Рядом с ней полулежал Натаниэль. Его голова снова покоилась у нее на коленях. Рукой, затянутой в перчатку, девушка поглаживала его грязные, спутанные волосы.
– Нат, – прошептала она очень тихо, чтобы Шарлотта не услышала. – Теперь все будет хорошо. Все будет хорошо.
Ресницы Натаниэля затрепетали, глаза приоткрылись. Юноша поднял руку – ногти сломаны, суставы распухли и покраснели – и с трудом коснулся руки сестры. Их пальцы сплелись.
– Не уходи, – пробормотал он и снова закрыл глаза. – Останься со мной, Тесси…
Никто больше не называл ее «Тесси», кроме брата. Она закрыла глаза, с трудом сдерживая слезы. Ей не хотелось, чтобы Шарлотта – или вообще хоть кто-то из Сумеречных охотников – увидел, как она плачет.
12Кровь и вода
Я коснуться ее не посмею,
Чтобы губы не сжег поцелуй…
Софи и Агата ждали их на крыльце с фонарями. Кое-как выбравшись из экипажа и спотыкаясь от усталости на каждом шагу, Тесс поплелась к дому. Софи подбежала, чтобы помочь ей идти. Шарлотта и Генри взвалили Натаниэля на плечи и чуть ли не волоком потащили его по двору. Когда они добрались до крыльца, снова раздался грохот колес – это приехали Уилл с Джемом. «Свои!» – громко крикнул Томас, и экипаж остановился.
Только Джессамины нигде не было видно – впрочем, Тесс ничуть этому не удивилась.

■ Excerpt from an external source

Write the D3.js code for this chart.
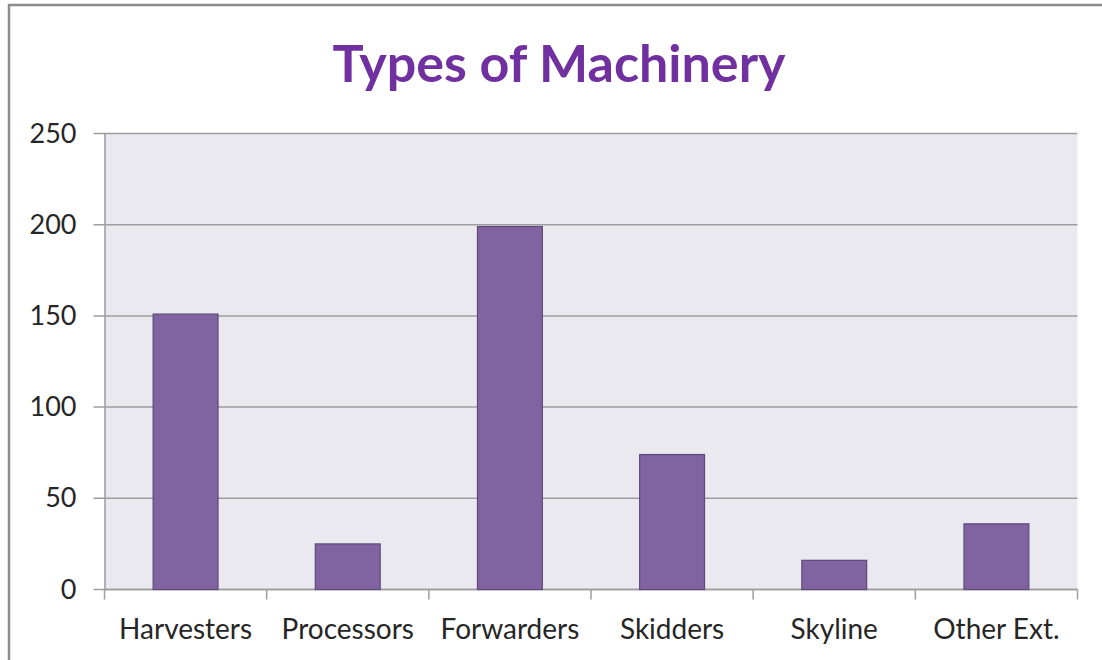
<!DOCTYPE html>
<html>
<head>
<meta charset="utf-8">
<script src="https://cdn.jsdelivr.net/npm/d3@7"></script>
<style>
  body { margin: 0; background: #fff; }
  text { font-family: Lato, "Open Sans", sans-serif; }
</style>
</head>
<body>
<script>
const categories = ['Harvesters', 'Processors', 'Forwarders', 'Skidders', 'Skyline', 'Other Ext.'];
const counts = [151, 25, 199, 74, 16, 36];
const yTicks = [0, 50, 100, 150, 200, 250];

const w = 1102;
const h = 660;

let margin = {
    top: 133.5, right: 24.5, bottom: 70.5, left: 104.5
};

const innerWidth = w - margin.left - margin.right;
const innerHeight = h - margin.top - margin.bottom;

let myDataSet = categories.map((c, i) => {
    return { name: c, value: counts[i] };
});

const svg = d3.select('body')
    .append('svg')
    .attr('width', w)
    .attr('height', h);

// outer frame: only top and left edges are inside the picture
svg.append('path')
    .attr('d', `M9,${h} V5 H${w}`)
    .attr('fill', 'none')
    .attr('stroke', '#8c8c8c')
    .attr('stroke-width', 2.5);

svg.append('text')
    .attr('id', 'title')
    .attr('x', 559)
    .attr('y', 82)
    .attr('text-anchor', 'middle')
    .attr('font-size', 52)
    .attr('font-weight', 'bold')
    .attr('fill', '#7030a0')
    .text('Types of Machinery');

const xScale = d3.scaleBand()
    .domain(categories)
    .range([0, innerWidth])
    .paddingInner(0.6)
    .paddingOuter(0.3);

const yScale = d3.scaleLinear()
    .domain([0, 250])
    .range([innerHeight, 0]);

const g = svg.append('g')
    .attr('transform', `translate(${margin.left},${margin.top})`);

g.append('rect')
    .attr('width', innerWidth)
    .attr('height', innerHeight)
    .attr('fill', '#ebe9f0');

// gridlines
g.selectAll('.grid')
    .data(yTicks)
    .enter()
    .append('line')
    .attr('class', 'grid')
    .attr('x1', -11)
    .attr('x2', innerWidth)
    .attr('y1', d => yScale(d))
    .attr('y2', d => yScale(d))
    .attr('stroke', '#9d9d9d')
    .attr('stroke-width', 1.5);

const yAxis = d3.axisLeft(yScale)
    .tickValues(yTicks)
    .tickSize(0)
    .tickPadding(28);

const yAxisG = g.append('g')
    .attr('id', 'y-axis')
    .call(yAxis);
yAxisG.select('.domain')
    .attr('stroke', '#9d9d9d')
    .attr('stroke-width', 1.5);
yAxisG.selectAll('text')
    .attr('font-size', 27)
    .attr('fill', '#262626');

// category boundaries for the bottom ticks
const step = innerWidth / categories.length;
const bounds = d3.range(categories.length + 1).map(i => i * step);

const xAxisG = g.append('g')
    .attr('id', 'x-axis')
    .attr('transform', `translate(0, ${innerHeight})`);

xAxisG.append('line')
    .attr('x1', 0)
    .attr('x2', innerWidth)
    .attr('stroke', '#9d9d9d')
    .attr('stroke-width', 1.5);

xAxisG.selectAll('.tick-mark')
    .data(bounds)
    .enter()
    .append('line')
    .attr('class', 'tick-mark')
    .attr('x1', d => d)
    .attr('x2', d => d)
    .attr('y1', 0)
    .attr('y2', 10)
    .attr('stroke', '#9d9d9d')
    .attr('stroke-width', 1.5);

xAxisG.selectAll('.cat')
    .data(categories)
    .enter()
    .append('text')
    .attr('class', 'cat')
    .attr('x', d => xScale(d) + xScale.bandwidth() / 2)
    .attr('y', 49)
    .attr('text-anchor', 'middle')
    .attr('font-size', 28)
    .attr('fill', '#262626')
    .text(d => d);

g.selectAll('.bar')
    .data(myDataSet)
    .enter()
    .append('rect')
    .attr('class', 'bar')
    .attr('x', d => xScale(d.name))
    .attr('y', d => yScale(d.value))
    .attr('width', xScale.bandwidth())
    .attr('height', d => innerHeight - yScale(d.value))
    .attr('fill', '#8064a2')
    .attr('stroke', '#5e4a7a')
    .attr('stroke-width', 1.2)
    .append('title')
    .text(d => d.name + ': ' + d.value);
</script>
</body>
</html>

Они разместили Натаниэля в спальне, очень похожей на комнату Тесс – с такой же массивной мебелью из темного дерева, такой же кроватью с балдахином, таким же платяным шкафом. Когда Шарлотта и Агата уложили Натаниэля, Тесс рухнула на стул у его кровати. Натаниэль метался в лихорадочном бреду. Тихие голоса, какие всегда раздавались в комнате больного, снова зазвучали вокруг Тесс. Шарлотта говорила о Безмолвных Братьях, Генри что-то отвечал… Потом появилась Софи, которая буквально впихнула Тесс в руку чашку с чем-то горячим и кисло-сладким. От этого напитка девушка мгновенно ожила: кровь быстрее побежала по венам, в голове прояснилось. Вскоре Тесс уже смогла поднять голову и оглядеться. Как ни странно, кроме нее и Натаниэля, в комнате уже никого не было. Все ушли.
Тесс снова посмотрела на брата. Лицо его все еще было бледным, как мел, и опухшим от синяков, спутанные волосы разметались по подушке. На девушку нахлынули горькие воспоминания о том, каким ее брат был в давние времена: всегда такой аккуратный, такой красивый, с тщательно уложенными волосами, с белыми, без единого пятнышка, манжетами, в начищенных до блеска ботинках… Нынешний Натаниэль ничем не напоминал себя прежнего – веселого, полного сил, улыбчивого юношу, который, бывало, подхватывал ее и принимался кружить в танце по комнате, напевая себе под нос от чистой радости, что оба они живы и счастливы.